→ **CHALLENGE**
Would you print the records below from the first line through the line containing "(chouT) at ([yshift=-15pt]chou.north)", skipping the pictures?

-- SUPPLIED MATERIAL start --

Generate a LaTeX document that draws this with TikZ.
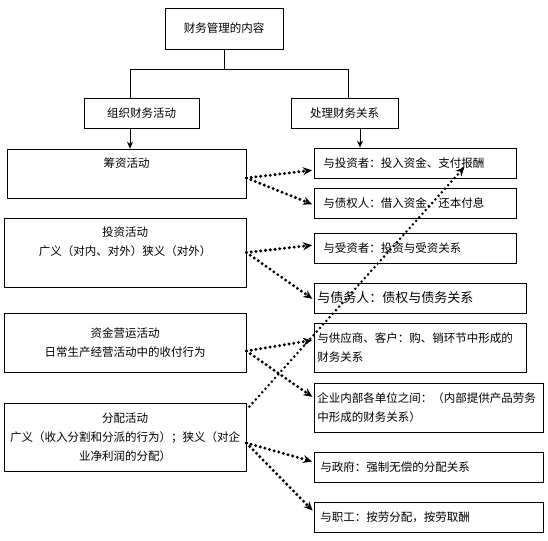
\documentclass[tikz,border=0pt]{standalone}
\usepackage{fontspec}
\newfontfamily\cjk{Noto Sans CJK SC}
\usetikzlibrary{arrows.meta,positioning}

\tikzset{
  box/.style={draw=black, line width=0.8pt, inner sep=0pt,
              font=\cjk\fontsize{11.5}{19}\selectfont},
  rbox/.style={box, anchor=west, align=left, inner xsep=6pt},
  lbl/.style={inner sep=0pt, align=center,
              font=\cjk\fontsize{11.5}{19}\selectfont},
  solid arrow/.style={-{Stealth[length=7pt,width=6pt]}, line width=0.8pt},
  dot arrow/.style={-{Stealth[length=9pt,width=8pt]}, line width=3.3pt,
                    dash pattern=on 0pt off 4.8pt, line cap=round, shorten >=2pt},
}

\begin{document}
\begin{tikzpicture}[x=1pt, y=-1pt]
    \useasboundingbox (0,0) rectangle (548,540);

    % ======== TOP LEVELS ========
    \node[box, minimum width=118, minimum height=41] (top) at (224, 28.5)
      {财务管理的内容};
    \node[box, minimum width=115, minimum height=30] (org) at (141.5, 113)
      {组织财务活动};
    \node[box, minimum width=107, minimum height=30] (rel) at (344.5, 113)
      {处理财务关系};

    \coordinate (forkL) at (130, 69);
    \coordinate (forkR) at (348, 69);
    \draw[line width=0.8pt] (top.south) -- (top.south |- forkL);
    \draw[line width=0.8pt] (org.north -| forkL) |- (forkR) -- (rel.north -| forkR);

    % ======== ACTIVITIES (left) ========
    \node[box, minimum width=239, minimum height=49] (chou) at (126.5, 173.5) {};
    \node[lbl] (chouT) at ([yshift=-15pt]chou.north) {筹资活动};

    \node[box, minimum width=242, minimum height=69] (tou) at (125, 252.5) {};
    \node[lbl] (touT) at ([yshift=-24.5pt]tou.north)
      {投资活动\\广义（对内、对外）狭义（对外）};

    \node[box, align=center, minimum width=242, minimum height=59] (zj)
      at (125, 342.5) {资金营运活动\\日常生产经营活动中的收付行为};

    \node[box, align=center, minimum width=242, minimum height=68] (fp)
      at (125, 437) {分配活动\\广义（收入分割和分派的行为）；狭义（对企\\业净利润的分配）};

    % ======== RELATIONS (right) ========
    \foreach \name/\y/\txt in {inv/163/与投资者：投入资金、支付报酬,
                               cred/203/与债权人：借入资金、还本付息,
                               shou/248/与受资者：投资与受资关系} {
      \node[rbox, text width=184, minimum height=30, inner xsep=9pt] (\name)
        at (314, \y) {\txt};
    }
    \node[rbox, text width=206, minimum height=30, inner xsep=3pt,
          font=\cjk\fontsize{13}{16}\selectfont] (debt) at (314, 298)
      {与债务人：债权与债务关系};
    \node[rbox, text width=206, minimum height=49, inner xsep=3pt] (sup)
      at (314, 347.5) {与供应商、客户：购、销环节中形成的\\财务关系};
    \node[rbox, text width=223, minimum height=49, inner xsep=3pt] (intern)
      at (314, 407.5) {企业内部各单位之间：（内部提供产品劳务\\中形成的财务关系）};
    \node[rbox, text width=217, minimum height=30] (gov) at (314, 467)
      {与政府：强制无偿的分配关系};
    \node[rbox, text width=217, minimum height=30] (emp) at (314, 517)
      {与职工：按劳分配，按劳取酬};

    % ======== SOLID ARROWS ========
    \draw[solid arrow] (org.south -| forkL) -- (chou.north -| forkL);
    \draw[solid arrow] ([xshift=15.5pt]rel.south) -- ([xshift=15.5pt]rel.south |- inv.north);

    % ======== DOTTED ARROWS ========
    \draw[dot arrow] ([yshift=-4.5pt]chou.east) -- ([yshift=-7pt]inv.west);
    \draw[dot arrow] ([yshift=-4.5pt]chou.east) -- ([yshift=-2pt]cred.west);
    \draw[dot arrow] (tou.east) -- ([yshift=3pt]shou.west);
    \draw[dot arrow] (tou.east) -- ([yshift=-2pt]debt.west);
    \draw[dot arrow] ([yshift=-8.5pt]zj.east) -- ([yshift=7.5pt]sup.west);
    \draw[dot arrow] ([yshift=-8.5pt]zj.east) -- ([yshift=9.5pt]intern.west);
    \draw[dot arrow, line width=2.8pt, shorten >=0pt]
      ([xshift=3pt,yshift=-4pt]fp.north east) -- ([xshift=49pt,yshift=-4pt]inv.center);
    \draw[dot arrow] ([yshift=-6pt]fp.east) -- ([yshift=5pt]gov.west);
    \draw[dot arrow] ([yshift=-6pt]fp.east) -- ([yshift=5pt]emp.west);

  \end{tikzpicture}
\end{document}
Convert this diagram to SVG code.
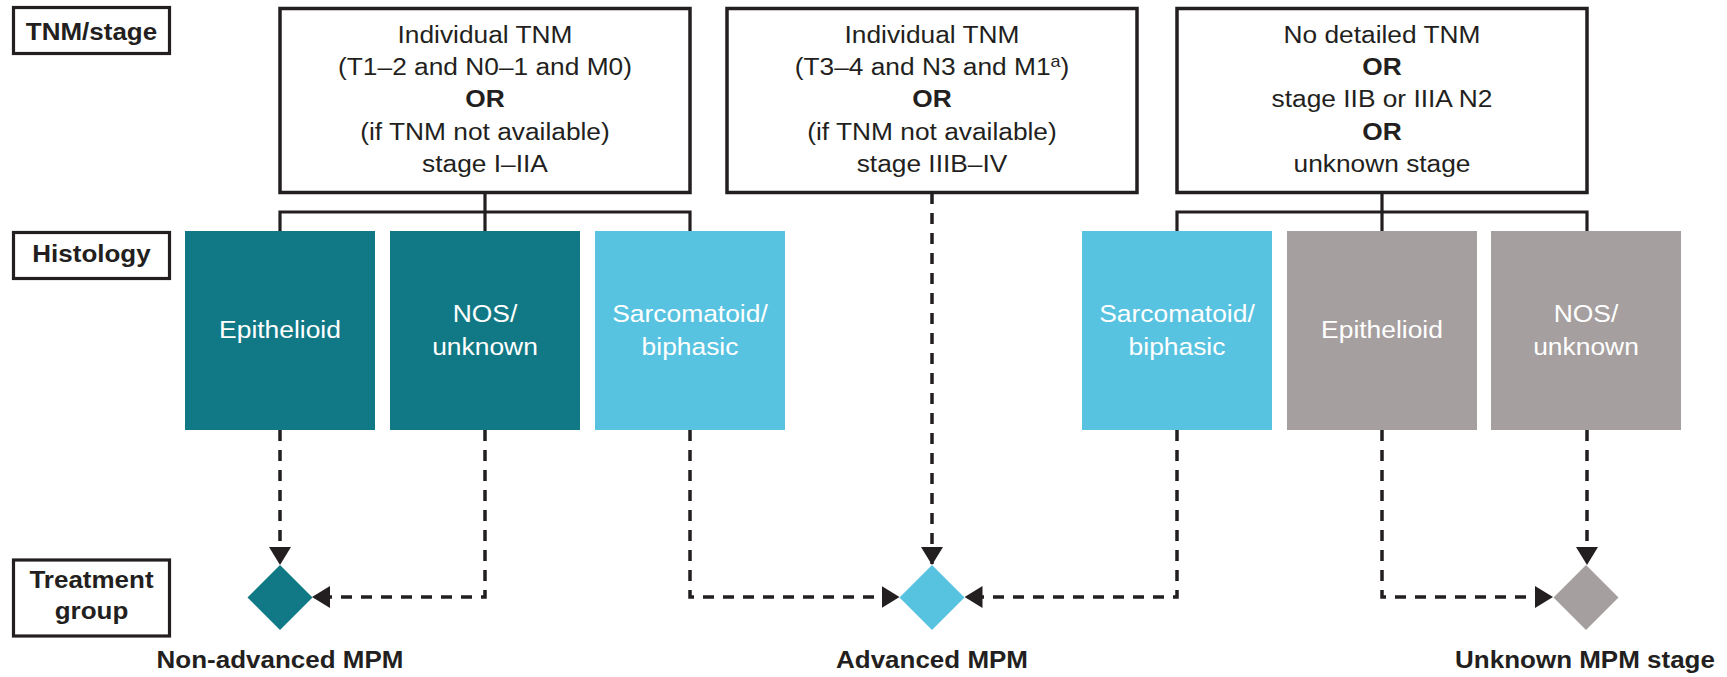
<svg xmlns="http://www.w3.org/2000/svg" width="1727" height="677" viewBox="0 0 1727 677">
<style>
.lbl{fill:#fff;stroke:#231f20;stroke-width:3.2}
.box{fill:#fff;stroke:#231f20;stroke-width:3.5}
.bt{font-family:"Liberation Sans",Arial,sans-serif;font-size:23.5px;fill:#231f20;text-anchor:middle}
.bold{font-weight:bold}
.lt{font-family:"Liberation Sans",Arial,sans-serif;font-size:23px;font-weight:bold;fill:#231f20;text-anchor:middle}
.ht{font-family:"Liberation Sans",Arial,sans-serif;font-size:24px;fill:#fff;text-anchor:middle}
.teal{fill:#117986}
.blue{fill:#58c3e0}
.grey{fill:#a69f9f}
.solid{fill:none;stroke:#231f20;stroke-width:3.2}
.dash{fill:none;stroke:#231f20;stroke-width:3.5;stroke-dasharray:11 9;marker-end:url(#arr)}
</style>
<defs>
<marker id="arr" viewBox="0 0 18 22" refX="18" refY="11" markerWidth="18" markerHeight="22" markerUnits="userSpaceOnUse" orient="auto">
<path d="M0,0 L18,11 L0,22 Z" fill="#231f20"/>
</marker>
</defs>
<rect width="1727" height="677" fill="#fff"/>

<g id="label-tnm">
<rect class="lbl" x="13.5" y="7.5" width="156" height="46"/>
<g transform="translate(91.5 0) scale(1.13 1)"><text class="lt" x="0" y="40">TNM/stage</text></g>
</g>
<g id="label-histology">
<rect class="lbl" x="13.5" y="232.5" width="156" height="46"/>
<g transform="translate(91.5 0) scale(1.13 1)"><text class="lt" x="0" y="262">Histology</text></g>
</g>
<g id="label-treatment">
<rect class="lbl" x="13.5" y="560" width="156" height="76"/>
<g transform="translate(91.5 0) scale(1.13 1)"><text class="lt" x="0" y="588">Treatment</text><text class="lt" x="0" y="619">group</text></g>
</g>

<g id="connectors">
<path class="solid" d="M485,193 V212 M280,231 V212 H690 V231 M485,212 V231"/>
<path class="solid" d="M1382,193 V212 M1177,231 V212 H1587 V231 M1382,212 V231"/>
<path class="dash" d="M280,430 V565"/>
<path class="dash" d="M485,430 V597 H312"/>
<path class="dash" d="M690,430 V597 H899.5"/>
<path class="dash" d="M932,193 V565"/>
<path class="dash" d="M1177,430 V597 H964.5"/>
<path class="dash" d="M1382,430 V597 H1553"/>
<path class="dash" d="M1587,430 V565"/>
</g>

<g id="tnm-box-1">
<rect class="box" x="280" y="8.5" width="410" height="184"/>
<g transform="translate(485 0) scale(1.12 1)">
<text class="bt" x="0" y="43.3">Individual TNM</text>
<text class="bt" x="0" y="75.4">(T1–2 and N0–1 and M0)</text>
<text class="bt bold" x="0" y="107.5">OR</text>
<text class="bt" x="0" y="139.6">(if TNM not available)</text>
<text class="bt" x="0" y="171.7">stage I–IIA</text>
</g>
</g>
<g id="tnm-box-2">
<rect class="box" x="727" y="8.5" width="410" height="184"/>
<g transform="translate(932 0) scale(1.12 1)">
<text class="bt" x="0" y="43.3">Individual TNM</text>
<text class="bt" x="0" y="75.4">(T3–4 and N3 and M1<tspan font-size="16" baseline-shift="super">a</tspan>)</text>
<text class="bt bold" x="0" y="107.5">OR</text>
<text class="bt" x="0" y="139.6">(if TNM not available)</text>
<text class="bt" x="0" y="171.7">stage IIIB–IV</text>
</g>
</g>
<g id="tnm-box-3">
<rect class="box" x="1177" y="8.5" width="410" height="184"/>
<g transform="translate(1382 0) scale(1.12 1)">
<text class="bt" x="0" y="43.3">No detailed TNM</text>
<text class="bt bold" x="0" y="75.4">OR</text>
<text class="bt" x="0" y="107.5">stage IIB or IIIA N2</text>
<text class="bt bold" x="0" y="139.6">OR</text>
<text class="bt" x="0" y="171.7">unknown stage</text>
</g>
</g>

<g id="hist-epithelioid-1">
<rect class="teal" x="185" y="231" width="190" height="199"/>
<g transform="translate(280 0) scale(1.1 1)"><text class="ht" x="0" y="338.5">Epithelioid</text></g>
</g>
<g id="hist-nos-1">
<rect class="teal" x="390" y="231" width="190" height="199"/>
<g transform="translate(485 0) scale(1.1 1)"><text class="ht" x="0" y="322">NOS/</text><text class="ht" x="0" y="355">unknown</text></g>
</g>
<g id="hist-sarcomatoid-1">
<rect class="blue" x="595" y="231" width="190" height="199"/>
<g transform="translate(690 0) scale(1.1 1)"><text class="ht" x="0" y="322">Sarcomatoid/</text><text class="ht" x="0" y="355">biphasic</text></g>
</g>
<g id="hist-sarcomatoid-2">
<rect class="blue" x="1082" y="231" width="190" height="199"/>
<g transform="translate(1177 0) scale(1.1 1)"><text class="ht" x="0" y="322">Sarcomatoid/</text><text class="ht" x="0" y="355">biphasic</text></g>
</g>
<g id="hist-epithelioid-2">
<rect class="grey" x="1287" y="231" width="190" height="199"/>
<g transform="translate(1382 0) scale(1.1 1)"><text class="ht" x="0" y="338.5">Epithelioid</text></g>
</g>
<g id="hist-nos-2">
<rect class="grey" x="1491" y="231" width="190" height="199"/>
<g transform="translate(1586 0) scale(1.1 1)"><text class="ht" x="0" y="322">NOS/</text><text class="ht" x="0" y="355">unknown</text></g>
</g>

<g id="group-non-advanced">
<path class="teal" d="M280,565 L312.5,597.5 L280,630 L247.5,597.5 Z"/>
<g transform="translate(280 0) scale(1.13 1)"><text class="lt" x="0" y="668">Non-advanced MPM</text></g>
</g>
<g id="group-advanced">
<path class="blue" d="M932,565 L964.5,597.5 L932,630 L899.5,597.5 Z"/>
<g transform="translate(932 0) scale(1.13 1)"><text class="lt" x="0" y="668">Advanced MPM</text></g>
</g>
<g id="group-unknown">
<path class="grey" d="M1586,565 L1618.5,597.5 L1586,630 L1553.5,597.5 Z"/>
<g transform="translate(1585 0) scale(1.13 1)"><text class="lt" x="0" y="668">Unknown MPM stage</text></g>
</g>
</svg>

-- SUPPLIED MATERIAL end --

→ **ANSWER TO THE EXERCISE**
Generate a LaTeX document that draws this with TikZ.
\documentclass[tikz,border=0pt]{standalone}
\usepackage{fontspec}
\newfontfamily\cjk{Noto Sans CJK SC}
\usetikzlibrary{arrows.meta,positioning}

\tikzset{
  box/.style={draw=black, line width=0.8pt, inner sep=0pt,
              font=\cjk\fontsize{11.5}{19}\selectfont},
  rbox/.style={box, anchor=west, align=left, inner xsep=6pt},
  lbl/.style={inner sep=0pt, align=center,
              font=\cjk\fontsize{11.5}{19}\selectfont},
  solid arrow/.style={-{Stealth[length=7pt,width=6pt]}, line width=0.8pt},
  dot arrow/.style={-{Stealth[length=9pt,width=8pt]}, line width=3.3pt,
                    dash pattern=on 0pt off 4.8pt, line cap=round, shorten >=2pt},
}

\begin{document}
\begin{tikzpicture}[x=1pt, y=-1pt]
    \useasboundingbox (0,0) rectangle (548,540);

    % ======== TOP LEVELS ========
    \node[box, minimum width=118, minimum height=41] (top) at (224, 28.5)
      {财务管理的内容};
    \node[box, minimum width=115, minimum height=30] (org) at (141.5, 113)
      {组织财务活动};
    \node[box, minimum width=107, minimum height=30] (rel) at (344.5, 113)
      {处理财务关系};

    \coordinate (forkL) at (130, 69);
    \coordinate (forkR) at (348, 69);
    \draw[line width=0.8pt] (top.south) -- (top.south |- forkL);
    \draw[line width=0.8pt] (org.north -| forkL) |- (forkR) -- (rel.north -| forkR);

    % ======== ACTIVITIES (left) ========
    \node[box, minimum width=239, minimum height=49] (chou) at (126.5, 173.5) {};
    \node[lbl] (chouT) at ([yshift=-15pt]chou.north) {筹资活动};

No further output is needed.